A Dutch author published a book alleging that his aunt may have told Nazi authorities where to find Anne Frank and her family.
The allegation appeared in a biography that was published Tuesday about the Dutch resistance activist Elisabeth “Bep” Voskuijl.
The book, coauthored by Voskuijl’s son and the Flemish journalist Jeroen De Bruyn, explores the possibility that one of Elisabeth Voskuijl’s sisters, Nelly, was a Nazi collaborationist who may have revealed the whereabouts of the hideout where her sister was helping the Franks hide.
Elisabeth Voskuijl was a typist who worked for Otto Frank, Anne’s father, and helped the resistance fighter Miep Gies care for the Franks during their two years in hiding.
The information about Nelly Voskuijl came from testimonies by another sister, Diny, and Bertus Hulsman, who was Elisabeth Voskuijl’s fiance during the war.
According to the new book, Nelly Voskuijl served as a Nazi collaborator for four years, until she was 23.
“The painful but evident conclusion is that we can add her to the long list of suspects” in the betrayal of the Franks to the Gestapo, the authors wrote in the Dutch-language book titled “Bep Voskuijl, Silence No More.”

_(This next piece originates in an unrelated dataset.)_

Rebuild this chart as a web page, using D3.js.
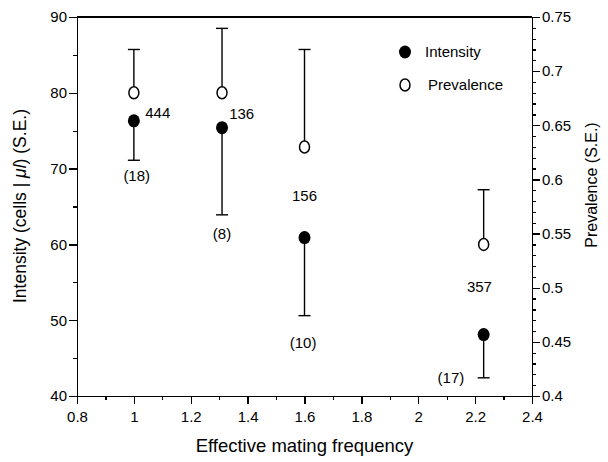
<!DOCTYPE html>
<html lang="en">
<head>
    <meta charset="UTF-8">
    <title>Intensity and prevalence vs effective mating frequency</title>
    <script src="https://d3js.org/d3.v7.min.js"></script>
    <style>
        body {
            margin: 0;
            background-color: #ffffff;
            font-family: 'Liberation Sans', Arial, sans-serif;
        }
        .axis path, .axis line {
            stroke: #000;
            stroke-width: 1.3;
            shape-rendering: crispEdges;
        }
        .axis text {
            font-size: 15px;
            fill: #000;
            font-family: 'Liberation Sans', Arial, sans-serif;
        }
        .label {
            font-size: 15px;
            fill: #000;
        }
        .title {
            font-size: 18px;
            fill: #000;
        }
    </style>
</head>
<body>
    <svg width="608" height="462" class="chart"></svg>

    <script>
        // Data
        const matingFreq = [1.0, 1.31, 1.6, 2.23];
        const intensity = [76.3, 75.4, 60.9, 48.1];
        const intensityLow = [71.1, 63.9, 50.6, 42.4];   // lower S.E. end
        const prevalence = [0.68, 0.68, 0.63, 0.54];
        const prevalenceHigh = [0.72, 0.7395, 0.72, 0.5905]; // upper S.E. end

        // annotations in data units (x, intensity axis)
        const annotations = [
            { text: "444", x: 1.04, y: 77.4, anchor: "start" },
            { text: "136", x: 1.335, y: 77.2, anchor: "start" },
            { text: "156", x: 1.6, y: 66.4, anchor: "middle" },
            { text: "357", x: 2.215, y: 54.4, anchor: "middle" },
            { text: "(18)", x: 1.01, y: 69.1, anchor: "middle" },
            { text: "(8)", x: 1.31, y: 61.4, anchor: "middle" },
            { text: "(10)", x: 1.595, y: 47.0, anchor: "middle" },
            { text: "(17)", x: 2.115, y: 42.4, anchor: "middle" }
        ];

        const xTicks = [0.8, 1, 1.2, 1.4, 1.6, 1.8, 2, 2.2, 2.4];
        const yLeftTicks = [40, 50, 60, 70, 80, 90];
        const yRightTicks = [0.4, 0.45, 0.5, 0.55, 0.6, 0.65, 0.7, 0.75];

        const svg = d3.select(".chart");
        const margin = { top: 17, right: 76, bottom: 66, left: 77 };
        const width = +svg.attr("width");
        const height = +svg.attr("height");

        const x = d3.scaleLinear().domain([0.8, 2.4]).range([margin.left, width - margin.right]);
        const yL = d3.scaleLinear().domain([40, 90]).range([height - margin.bottom, margin.top]);
        const yR = d3.scaleLinear().domain([0.4, 0.75]).range([height - margin.bottom, margin.top]);

        const bottom = height - margin.bottom;
        const right = width - margin.right;

        // minor ticks first
        svg.append("g")
            .attr("class", "axis")
            .attr("transform", `translate(0,${bottom})`)
            .call(d3.axisBottom(x).tickValues(d3.range(0.9, 2.4, 0.2)).tickSize(4).tickFormat(""))
            .select(".domain").remove();
        svg.append("g")
            .attr("class", "axis")
            .attr("transform", `translate(${margin.left},0)`)
            .call(d3.axisLeft(yL).tickValues(d3.range(45, 90, 10)).tickSize(4).tickFormat(""))
            .select(".domain").remove();
        svg.append("g")
            .attr("class", "axis")
            .attr("transform", `translate(${right},0)`)
            .call(d3.axisRight(yR).tickValues(d3.range(40, 75).map(v => v / 100)).tickSize(4).tickFormat(""))
            .select(".domain").remove();

        // major axes
        svg.append("g")
            .attr("class", "axis")
            .attr("transform", `translate(0,${bottom})`)
            .call(d3.axisBottom(x).tickValues(xTicks).tickSize(8).tickSizeOuter(0).tickPadding(7).tickFormat(d3.format("")));

        svg.append("g")
            .attr("class", "axis")
            .attr("transform", `translate(${margin.left},0)`)
            .call(d3.axisLeft(yL).tickValues(yLeftTicks).tickSize(8).tickSizeOuter(0).tickPadding(2));

        svg.append("g")
            .attr("class", "axis")
            .attr("transform", `translate(${right},0)`)
            .call(d3.axisRight(yR).tickValues(yRightTicks).tickSize(8).tickSizeOuter(0).tickPadding(2).tickFormat(d3.format("")));

        // top frame line
        svg.append("line")
            .attr("x1", margin.left).attr("x2", right)
            .attr("y1", margin.top).attr("y2", margin.top)
            .attr("stroke", "#000").attr("stroke-width", 1.3)
            .attr("shape-rendering", "crispEdges");

        // error bars
        const capW = 6;
        const errG = svg.append("g").attr("stroke", "#000").attr("stroke-width", 1.4);
        matingFreq.forEach((f, i) => {
            const cx = x(f);
            // intensity: downward
            errG.append("line").attr("x1", cx).attr("x2", cx)
                .attr("y1", yL(intensity[i])).attr("y2", yL(intensityLow[i]));
            errG.append("line").attr("x1", cx - capW).attr("x2", cx + capW)
                .attr("y1", yL(intensityLow[i])).attr("y2", yL(intensityLow[i]));
            // prevalence: upward
            errG.append("line").attr("x1", cx).attr("x2", cx)
                .attr("y1", yR(prevalence[i])).attr("y2", yR(prevalenceHigh[i]));
            errG.append("line").attr("x1", cx - capW).attr("x2", cx + capW)
                .attr("y1", yR(prevalenceHigh[i])).attr("y2", yR(prevalenceHigh[i]));
        });

        // points
        svg.selectAll(".intensity")
            .data(matingFreq)
            .enter()
            .append("ellipse")
            .attr("class", "intensity")
            .attr("cx", d => x(d))
            .attr("cy", (d, i) => yL(intensity[i]))
            .attr("rx", 6).attr("ry", 6.5)
            .attr("fill", "#000");

        svg.selectAll(".prevalence")
            .data(matingFreq)
            .enter()
            .append("ellipse")
            .attr("class", "prevalence")
            .attr("cx", d => x(d))
            .attr("cy", (d, i) => yR(prevalence[i]))
            .attr("rx", 5).attr("ry", 6)
            .attr("fill", "#fff")
            .attr("stroke", "#000")
            .attr("stroke-width", 1.5);

        // annotations
        svg.selectAll(".label")
            .data(annotations)
            .enter()
            .append("text")
            .attr("class", "label")
            .attr("x", d => x(d.x))
            .attr("y", d => yL(d.y))
            .attr("dy", "0.35em")
            .attr("text-anchor", d => d.anchor)
            .text(d => d.text);

        // legend
        const legend = svg.append("g").attr("transform", "translate(405,52)");
        legend.append("ellipse").attr("cx", 0).attr("cy", 0).attr("rx", 6).attr("ry", 6.5).attr("fill", "#000");
        legend.append("text").attr("class", "label").attr("x", 20).attr("dy", "0.35em").text("Intensity");
        legend.append("ellipse").attr("cx", 0).attr("cy", 33).attr("rx", 5).attr("ry", 6)
            .attr("fill", "#fff").attr("stroke", "#000").attr("stroke-width", 1.5);
        legend.append("text").attr("class", "label").attr("x", 23).attr("y", 33).attr("dy", "0.35em").text("Prevalence");

        // axis titles
        svg.append("text")
            .attr("class", "title")
            .attr("text-anchor", "middle")
            .style("font-size", "18.5px")
            .attr("x", (margin.left + right) / 2)
            .attr("y", 452)
            .text("Effective mating frequency");

        const leftTitle = svg.append("text")
            .attr("class", "title")
            .attr("text-anchor", "middle")
            .style("font-size", "17.5px")
            .attr("transform", `translate(26,206) rotate(-90)`);
        leftTitle.append("tspan").text("Intensity  (cells | ");
        leftTitle.append("tspan").attr("font-style", "italic").text("μl");
        leftTitle.append("tspan").text(") (S.E.)");

        svg.append("text")
            .attr("class", "title")
            .attr("text-anchor", "middle")
            .style("font-size", "16px")
            .attr("transform", `translate(597,185) rotate(-90)`)
            .text("Prevalence (S.E.)");
    </script>
</body>
</html>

The identity of the person who gave up the Franks has remained a mystery that prompted much speculation after the 1947 publication of Anne Frank’s wartime diary, which she wrote among other works during her two years in hiding in Amsterdam.
An international best-seller, the diary made her one of the world’s best-known Holocaust victims.
Elisabeth Voskuijl died in 1983 at the age of 63 from kidney disease. Though she generally declined to give interviews about her time in the resistance, she remained in contact with Otto Frank – the only member of the family to have survived the Holocaust – after the war. Nelly Voskuijl died in 2001.